Previously appeared in Jingle Bell Rock Along with a blizzard, this Christmas is bringing Jace Morgan's past roaring back with a vengeance. Not only will he and his three brothers be in Rogues Hollow and under the same roof for the first time in years—Jace is about to be reunited with his first, and maybe only love, Suzanna York—for better or worse. Every inch of him is aching for better, but he can't forget the way Zan broke his heart once they left home for college a decade ago. Too bad he can't forget the heat they generated either . . .

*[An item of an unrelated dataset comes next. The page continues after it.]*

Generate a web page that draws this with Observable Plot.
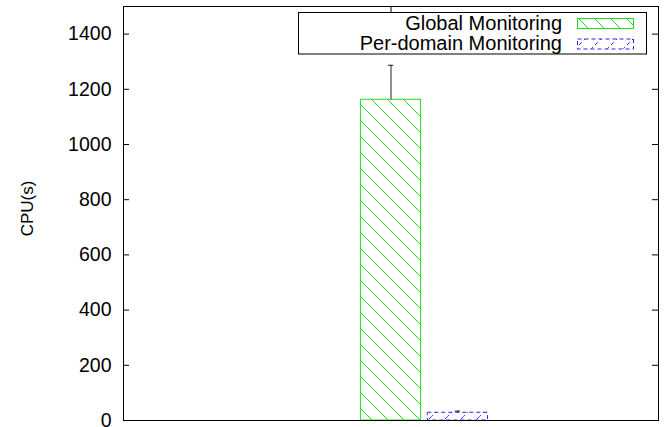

Zan didn't expect Jace would be the one to pick her up at the station. She didn't expect to see him again at all—though she'd fantasized about it countless times. When it came to Jace, she had a lot of explaining to do. But now, with Christmas Eve just hours away, the storm threatening to snow them in, and the electricity still irresistibly crackling between them, the last thing on Zan's mind is talk . . .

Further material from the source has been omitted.